Ida is the middle child of her Palestinian immigrant family and isn’t artistic like her younger sister, a ballet dancer like her older sister, or a soccer player like her father.  She wishes she was invisible.  Especially when her classmates turn on her every time there are conflicts in the middle east.  When it seems that everyone wants to diminish her heritage, she finds herself at a new school, unsure of where she fits in.  With anti Palestinian attitudes and Islamophobic people, Ida just wants to go unnoticed, unfortunately middle school requires a passion project to be presented and Ida has no idea what her passions are, and how she will face the crowds.

One day when looking for a snack she finds a jar of olives stuffed in a cupboard- olives brought by a family friend from her now deceased aunt in Busala, one bite and she is magically transported to the familial village.  It is an alternate reality of what life would be if her parents never came to America.  Not only is she in a country she has never seen before, meeting family members she has never met before, but even her own parents and sisters are somehow different.  She enjoys the warmth, the communal activities, the extended family.  Her mom in hijab, the athan being heard, the men all going for jummah, but then they sit down for a meal and the same olives are served and Ida accidently takes a bite and is whisked back home.

Once home, she longs for so much of Palestinian life, but relishes in the convenience and ease of America as well.  Her passion project still looms and she finds herself hoping to escape it by going back to Palestine.  When she finds herself back near Jerusalem she ventures out with her Aunt, who isn’t dead in this reality, and learns more about the occupation and oppression, and how the families interact with the various Israelis: some sympathetic to Palestinians, some actively working to help Palestinians, and some settlers- forcefully killing and bulldozing Palestinian homes.
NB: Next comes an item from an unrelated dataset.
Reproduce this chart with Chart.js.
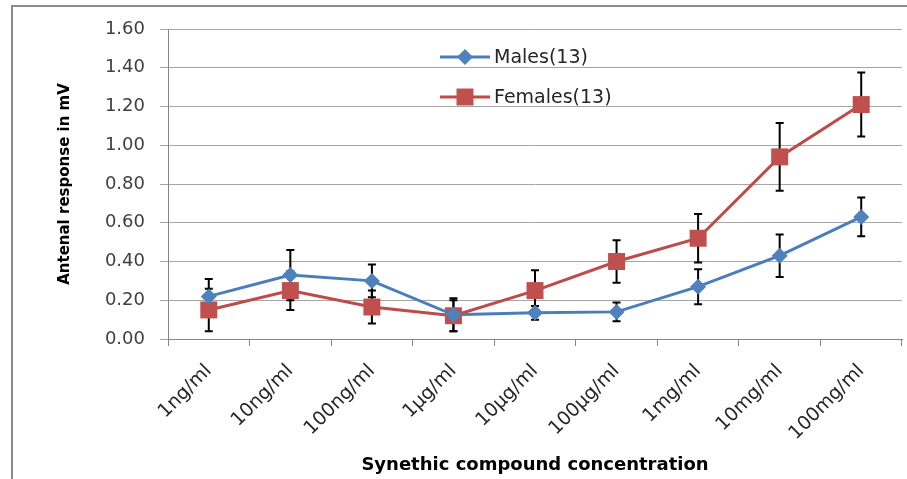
<!DOCTYPE html>
<html><head><meta charset="utf-8">
<script src="https://cdn.jsdelivr.net/npm/chart.js@4/dist/chart.umd.min.js"></script>
<style>html,body{margin:0;padding:0;background:#fff;overflow:hidden;} canvas{display:block;}</style>
</head><body>
<canvas id="c" width="907" height="479"></canvas>
<script>
const categories = ['1ng/ml','10ng/ml','100ng/ml','1µg/ml','10µg/ml','100µg/ml','1mg/ml','10mg/ml','100mg/ml'];
const malesValues = [0.22, 0.33, 0.30, 0.125, 0.135, 0.14, 0.27, 0.43, 0.63];
const malesErrors = [0.09, 0.13, 0.085, 0.085, 0.035, 0.048, 0.09, 0.11, 0.10];
const femalesValues = [0.15, 0.25, 0.165, 0.12, 0.25, 0.40, 0.52, 0.94, 1.21];
const femalesErrors = [0.11, 0.10, 0.085, 0.08, 0.105, 0.11, 0.125, 0.175, 0.165];
const yTickValues = [0, 0.2, 0.4, 0.6, 0.8, 1.0, 1.2, 1.4, 1.6];
const seriesNames = ['Males(13)', 'Females(13)'];
const axisTitles = {x: 'Synethic compound concentration', y: 'Antenal response in mV'};

const errorSets = [malesErrors, femalesErrors];

const errorBarPlugin = {
  id: 'errorBars',
  beforeDatasetsDraw(chart) {
    const ctx = chart.ctx;
    const ys = chart.scales.y;
    ctx.save();
    ctx.strokeStyle = '#000';
    ctx.lineWidth = 2;
    chart.data.datasets.forEach((ds, di) => {
      const meta = chart.getDatasetMeta(di);
      meta.data.forEach((pt, i) => {
        const v = ds.data[i], e = errorSets[di][i];
        const x = pt.x;
        const yt = ys.getPixelForValue(v + e), yb = ys.getPixelForValue(v - e);
        ctx.beginPath();
        ctx.moveTo(x, yt); ctx.lineTo(x, yb);
        ctx.moveTo(x - 4, yt); ctx.lineTo(x + 4, yt);
        ctx.moveTo(x - 4, yb); ctx.lineTo(x + 4, yb);
        ctx.stroke();
      });
    });
    ctx.restore();
  }
};

const frameLegendPlugin = {
  id: 'frameLegend',
  beforeDraw(chart) {
    const ctx = chart.ctx;
    ctx.save();
    ctx.fillStyle = '#fff';
    ctx.fillRect(0, 0, chart.width, chart.height);
    ctx.strokeStyle = '#8c8c8c';
    ctx.lineWidth = 2;
    ctx.strokeRect(12, 6, 1000, 600);
    ctx.restore();
  },
  afterDraw(chart) {
    const ctx = chart.ctx;
    const rows = [57, 97];
    ctx.save();
    chart.data.datasets.forEach((ds, di) => {
      const y = rows[di];
      ctx.strokeStyle = ds.borderColor;
      ctx.lineWidth = 3;
      ctx.beginPath(); ctx.moveTo(440, y); ctx.lineTo(490, y); ctx.stroke();
      ctx.fillStyle = ds.pointBackgroundColor;
      Chart.helpers.drawPoint(ctx, {pointStyle: ds.pointStyle, radius: ds.pointRadius, rotation: 0, borderWidth: 0}, 465, y);
      ctx.fillStyle = '#262626';
      ctx.font = '19px "DejaVu Sans"';
      ctx.textBaseline = 'middle';
      ctx.textAlign = 'left';
      ctx.fillText(ds.label, 494, y + 1);
    });
    ctx.restore();
  }
};

const zeroPad = () => ({left: 0, top: 0, right: 0, bottom: 0});

new Chart(document.getElementById('c'), {
  type: 'line',
  data: {
    labels: categories,
    datasets: [
      {label: seriesNames[0], data: malesValues, borderColor: '#4A7EBB', borderWidth: 3,
       pointStyle: 'rectRot', pointRadius: 8, pointBackgroundColor: '#4F81BD', pointBorderWidth: 0, tension: 0},
      {label: seriesNames[1], data: femalesValues, borderColor: '#BE4B48', borderWidth: 3,
       pointStyle: 'rect', pointRadius: 12, pointBackgroundColor: '#C0504D', pointBorderWidth: 0, tension: 0}
    ]
  },
  plugins: [errorBarPlugin, frameLegendPlugin],
  options: {
    responsive: false,
    devicePixelRatio: 1,
    animation: false,
    layout: {autoPadding: false, padding: {left: 14, top: 29, right: 5, bottom: 0}},
    plugins: {legend: {display: false}, tooltip: {enabled: false}},
    scales: {
      x: {
        offset: true,
        grid: {offset: true, drawOnChartArea: false, tickLength: 7, color: '#868686', lineWidth: 1},
        border: {color: '#868686', width: 1},
        ticks: {minRotation: 45, maxRotation: 45, autoSkip: false, color: '#262626',
                font: {family: 'DejaVu Sans', size: 19}, padding: 14},
        title: {display: true, text: axisTitles.x, color: '#000',
                font: {family: 'DejaVu Sans', size: 18, weight: 'bold'}, padding: {top: 0, bottom: 3}},
        afterFit(s) { s.height = 140; s.paddingLeft = 0; s.paddingRight = 0; s.getPadding = zeroPad; }
      },
      y: {
        min: 0, max: 1.6,
        afterBuildTicks(s) { s.ticks = yTickValues.map(v => ({value: v})); },
        grid: {color: '#a6a6a6', lineWidth: 1, tickLength: 8},
        border: {color: '#868686', width: 1},
        ticks: {color: '#404040', font: {family: 'DejaVu Sans', size: 18}, padding: 15,
                callback: v => Number(v).toFixed(2)},
        title: {display: true, text: axisTitles.y, color: '#000',
                font: {family: 'DejaVu Sans', size: 15, weight: 'bold'}, padding: {top: 42, bottom: 0}},
        afterFit(s) { s.width = 154; s.paddingTop = 0; s.paddingBottom = 0; s.getPadding = zeroPad; }
      }
    }
  }
});
</script>
</body></html>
When Israeli military troops enter their village, the families meet to discuss the best course of action, the families do not agree, there is no clear way to prepare, there is no guarantee of survival.  Ida starts to find her voice, and when the soldiers enter, Ida finds herself rushing out to help a small boy. Guns, demolition, rocks, tear gas, fear, so much fear, what can one person do? What can one village do?  What will Ida do?

WHY I LIKE IT:

The book is relatable and moving, not just for those with a tie or interest in Palestine.  It is a coming of age story that shows a girl grappling with forces so much bigger than herself, while at the same time dealing with homework and friends and stereotypes.  Ida has a lot to figure out and the book doesn’t sugar coat a happy ending, it simply provides a moving story based on reality, through a character whose quirks and personality you find yourself rooting for.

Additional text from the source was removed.